-- MATERIAL --
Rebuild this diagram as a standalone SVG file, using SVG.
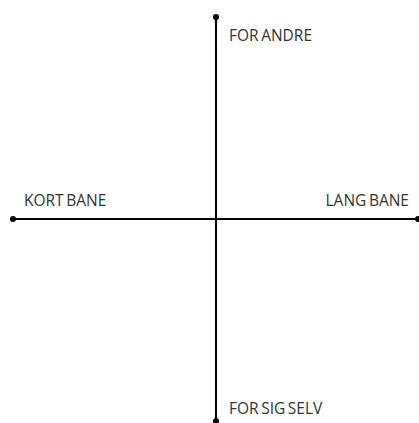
<svg xmlns="http://www.w3.org/2000/svg" width="419" height="423" viewBox="0 0 419 423">
<style>
.ax{stroke:#000;stroke-width:2;fill:none}
.dot{fill:#000}
.lbl{font-family:"Open Sans","Noto Sans",sans-serif;font-size:15.5px;fill:#333;font-weight:400;word-spacing:-1.5px}
</style>
<rect width="419" height="423" fill="#fff"/>
<g id="connectors">
<line class="ax" x1="216" y1="17" x2="216" y2="421"/>
<line class="ax" x1="13" y1="219" x2="418" y2="219"/>
</g>
<g id="top"><circle class="dot" cx="216" cy="17" r="3"/><text class="lbl" x="229" y="41">FOR ANDRE</text></g>
<g id="bottom"><circle class="dot" cx="216" cy="421" r="3"/><text class="lbl" x="229" y="414">FOR SIG SELV</text></g>
<g id="left"><circle class="dot" cx="13" cy="219" r="3"/><text class="lbl" x="24" y="206">KORT BANE</text></g>
<g id="right"><circle class="dot" cx="418" cy="219" r="3"/><text class="lbl" x="409" y="206" text-anchor="end">LANG BANE</text></g>
</svg>
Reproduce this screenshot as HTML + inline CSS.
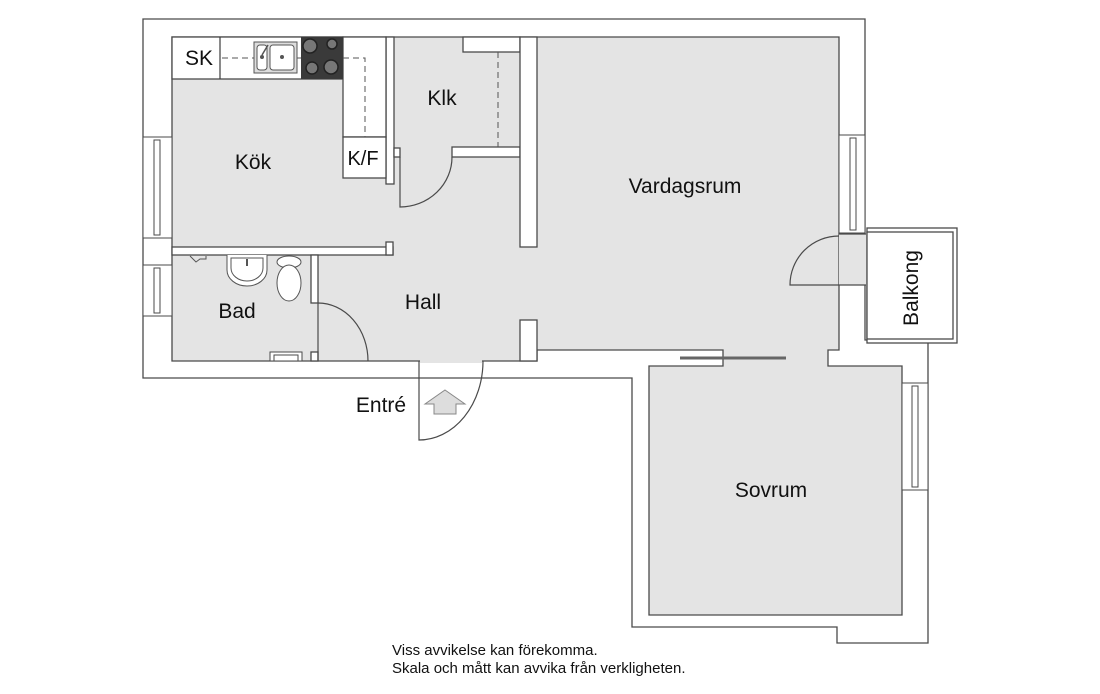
<!DOCTYPE html>
<html><head><meta charset="utf-8"><style>
html,body{margin:0;padding:0;background:#fff;}
svg{display:block;}
text{font-family:"Liberation Sans",Arial,sans-serif;fill:#111;}
</style></head><body>
<svg width="1100" height="694" viewBox="0 0 1100 694" xmlns="http://www.w3.org/2000/svg">
<g stroke="#4a4a4a" stroke-width="1.3" fill="#fff">
<polygon points="143,19 865,19 865,340 928,340 928,643 837,643 837,627 632,627 632,378 483,378 483,378 419,378 143,378"/>
<rect x="867" y="228" width="90" height="115"/>
<rect x="867" y="232" width="86" height="107"/>
<polygon fill="#e4e4e4" points="172,37 839,37 839,350 828,350 828,366 902,366 902,615 649,615 649,366 723,366 723,350 537,350 537,361 483,361 419,361 172,361"/>
<rect x="386" y="37" width="8" height="147"/>
<rect x="394" y="148" width="6" height="9"/>
<rect x="463" y="37" width="57" height="15"/>
<rect x="452" y="147" width="68" height="10"/>
<rect x="520" y="37" width="17" height="210"/>
<rect x="520" y="320" width="17" height="41"/>
<rect x="172" y="247" width="221" height="8"/>
<rect x="386" y="242" width="7" height="13"/>
<rect x="311" y="255" width="7" height="48"/>
<rect x="311" y="352" width="7" height="9"/>
<rect x="172" y="37" width="171" height="42"/>
<rect x="343" y="37" width="43" height="100"/>
<rect x="343" y="137" width="43" height="41"/>
<line x1="220" y1="37" x2="220" y2="79"/>
</g>
<rect x="839" y="234" width="27" height="51" fill="#e4e4e4"/>
<line x1="839" y1="234" x2="866" y2="234" stroke="#4a4a4a" stroke-width="1.3"/>
<line x1="839" y1="285" x2="866" y2="285" stroke="#4a4a4a" stroke-width="1.3"/>
<rect x="420" y="360" width="62" height="3" fill="#e4e4e4"/>
<rect x="724" y="351" width="103" height="14" fill="#e4e4e4"/>
<rect x="173" y="38" width="170" height="40" fill="#fff"/>
<line x1="220" y1="37" x2="220" y2="79" stroke="#4a4a4a" stroke-width="1.3"/>
<g fill="#fff" stroke="#4a4a4a" stroke-width="1">
<rect x="143" y="137" width="29" height="101"/><rect x="154" y="140" width="6" height="95"/>
<rect x="143" y="265" width="29" height="51"/><rect x="154" y="268" width="6" height="45"/>
<rect x="839" y="135" width="26" height="98"/><rect x="850" y="138" width="6" height="92"/>
<rect x="902" y="383" width="26" height="107"/><rect x="912" y="386" width="6" height="101"/>
<rect x="270" y="352" width="32" height="9"/><rect x="274" y="355" width="24" height="6"/>
</g>
<rect x="301" y="37" width="42" height="42" fill="#3a3a3a"/>
<g fill="#777" stroke="#222" stroke-width="1.5">
<circle cx="310" cy="46" r="7"/><circle cx="332" cy="44" r="5"/>
<circle cx="312" cy="68" r="6"/><circle cx="331" cy="67" r="7"/>
</g>
<rect x="254" y="42" width="43" height="31" fill="#ddd" stroke="#555"/>
<rect x="257" y="45" width="10" height="25" fill="#fff" stroke="#555" rx="3"/>
<rect x="270" y="45" width="24" height="25" fill="#fff" stroke="#555" rx="3"/>
<circle cx="262" cy="57" r="2" fill="#555"/><circle cx="282" cy="57" r="2" fill="#555"/>
<line x1="262" y1="55" x2="268" y2="45" stroke="#555" stroke-width="1.5"/>
<g stroke="#555" stroke-width="1" stroke-dasharray="6,4" fill="none">
<polyline points="222,58 254,58"/><polyline points="297,58 301,58"/><polyline points="343,58 365,58 365,137"/>
<line x1="498" y1="52" x2="498" y2="147"/>
</g>
<g fill="none" stroke="#4a4a4a" stroke-width="1.2">
<path d="M400,157 L400,207 A52,50 0 0 0 452,157"/>
<path d="M318,303 A50,58 0 0 1 368,361"/>
<line x1="318" y1="303" x2="318" y2="361"/>
<path d="M839,236 A49,49 0 0 0 790,285 L839,285"/>
<path d="M419,361 L419,440 A64,79 0 0 0 483,361"/>
<line x1="680" y1="358" x2="786" y2="358" stroke-width="3" stroke="#666"/>
</g>
<path d="M227,255 L227,270 A20,16 0 0 0 267,270 L267,255" fill="#fff" stroke="#555"/>
<path d="M231,258 L231,268 A16,13 0 0 0 263,268 L263,258 Z" fill="#fff" stroke="#555"/>
<line x1="247" y1="259" x2="247" y2="266" stroke="#555" stroke-width="2"/>
<ellipse cx="289" cy="262" rx="12" ry="6" fill="#fff" stroke="#555"/>
<ellipse cx="289" cy="283" rx="12" ry="18" fill="#fff" stroke="#555"/>
<path d="M190,256 l6,6 l4,-3 l6,0 l0,-3" fill="none" stroke="#555"/>
<polygon points="445,390 465,404 456,404 456,414 434,414 434,404 425,404" fill="#ddd" stroke="#888"/>
<text x="199" y="65" font-size="21" text-anchor="middle">SK</text>
<text x="253" y="169" font-size="21" text-anchor="middle">Kök</text>
<text x="363" y="165" font-size="20" text-anchor="middle">K/F</text>
<text x="442" y="105" font-size="21" text-anchor="middle">Klk</text>
<text x="685" y="193" font-size="21" text-anchor="middle">Vardagsrum</text>
<text x="423" y="309" font-size="21" text-anchor="middle">Hall</text>
<text x="237" y="318" font-size="21" text-anchor="middle">Bad</text>
<text x="771" y="497" font-size="21" text-anchor="middle">Sovrum</text>
<text x="0" y="0" font-size="21" text-anchor="middle" transform="translate(918,288) rotate(-90)">Balkong</text>
<text x="381" y="412" font-size="21" text-anchor="middle">Entré</text>
<text x="392" y="655" font-size="15">Viss avvikelse kan förekomma.</text>
<text x="392" y="673" font-size="15">Skala och mått kan avvika från verkligheten.</text>
</svg>
</body></html>
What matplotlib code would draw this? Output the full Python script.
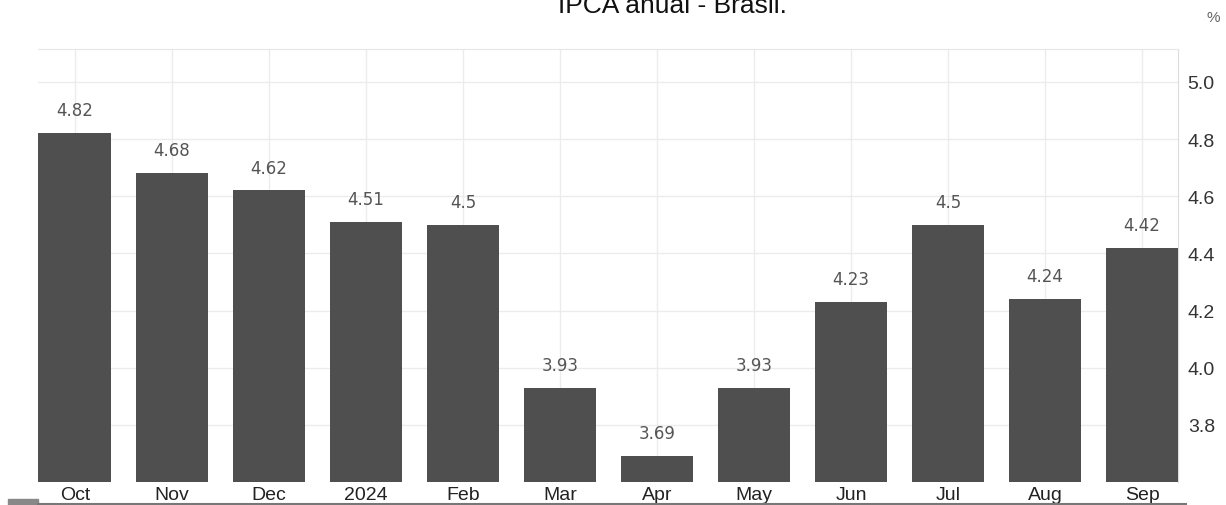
import matplotlib
matplotlib.use('Agg')
import matplotlib.pyplot as plt
from matplotlib.lines import Line2D
from matplotlib.patches import Rectangle

# dados
months = ['Oct', 'Nov', 'Dec', '2024', 'Feb', 'Mar', 'Apr', 'May', 'Jun', 'Jul', 'Aug', 'Sep']
ipca = [4.82, 4.68, 4.62, 4.51, 4.50, 3.93, 3.69, 3.93, 4.23, 4.50, 4.24, 4.42]
value_labels = ['4.82', '4.68', '4.62', '4.51', '4.5', '3.93', '3.69', '3.93', '4.23', '4.5', '4.24', '4.42']
yticks = [3.8, 4.0, 4.2, 4.4, 4.6, 4.8, 5.0]

W, H = 1226, 506
fig = plt.figure(figsize=(W / 100, H / 100), dpi=100)
ax = fig.add_axes([38 / W, 1 - 483 / H, (1178 - 38) / W, (483 - 50) / H])

x = list(range(len(months)))
bars = ax.bar(x, ipca, width=0.75, color='#4f4f4f', zorder=3)

# valores acima das barras
for xi, v, lab in zip(x, ipca, value_labels):
    ax.annotate(lab, (xi, v), xytext=(0, 10), textcoords='offset points',
                ha='center', va='bottom', fontsize=12, color='#555555',
                family='DejaVu Sans')

ax.set_xlim(-0.38, 11.37)
ax.set_ylim(3.60, 5.115)
ax.set_xticks(x)
ax.set_xticklabels(months, family='Liberation Sans', fontsize=14, color='#222222')
ax.set_yticks(yticks)
ax.set_yticklabels([f'{t:.1f}' for t in yticks], family='Liberation Sans',
                   fontsize=14, color='#333333')
ax.yaxis.tick_right()
ax.tick_params(axis='both', length=0)
ax.tick_params(axis='x', pad=3)
ax.tick_params(axis='y', pad=7)

ax.grid(True, color='#ececec', linewidth=1, zorder=0)
for s in ['left', 'bottom']:
    ax.spines[s].set_visible(False)
ax.spines['top'].set_color('#e6e6e6')
ax.spines['right'].set_color('#dcdcdc')

# título (cortado no topo, como na captura)
fig.text(672 / W, 1 - 13 / H, 'IPCA anual - Brasil.', ha='center', va='baseline',
         family='Liberation Sans', fontsize=19, color='#111111')
fig.text(1213 / W, 1 - 18 / H, '%', ha='center', va='center',
         family='Liberation Sans', fontsize=11, color='#666666')

# barra inferior da captura
fig.add_artist(Line2D([38 / W, 1186 / W], [1 - 505 / H, 1 - 505 / H],
                      transform=fig.transFigure, color='#777777', linewidth=1.5))
fig.add_artist(Rectangle((8 / W, 0), 30 / W, 6 / H, transform=fig.transFigure,
                         color='#888888'))

fig.savefig('out.png', dpi=100)
plt.close(fig)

-- TASK DIRECTIONS --
Wherever a line in the data above holds "this", copy that line.

-- REPLY --
Rebuild this diagram as a standalone SVG file, using SVG.
Reproduce this screenshot as HTML + inline CSS.
What matplotlib code would draw this? Output the full Python script.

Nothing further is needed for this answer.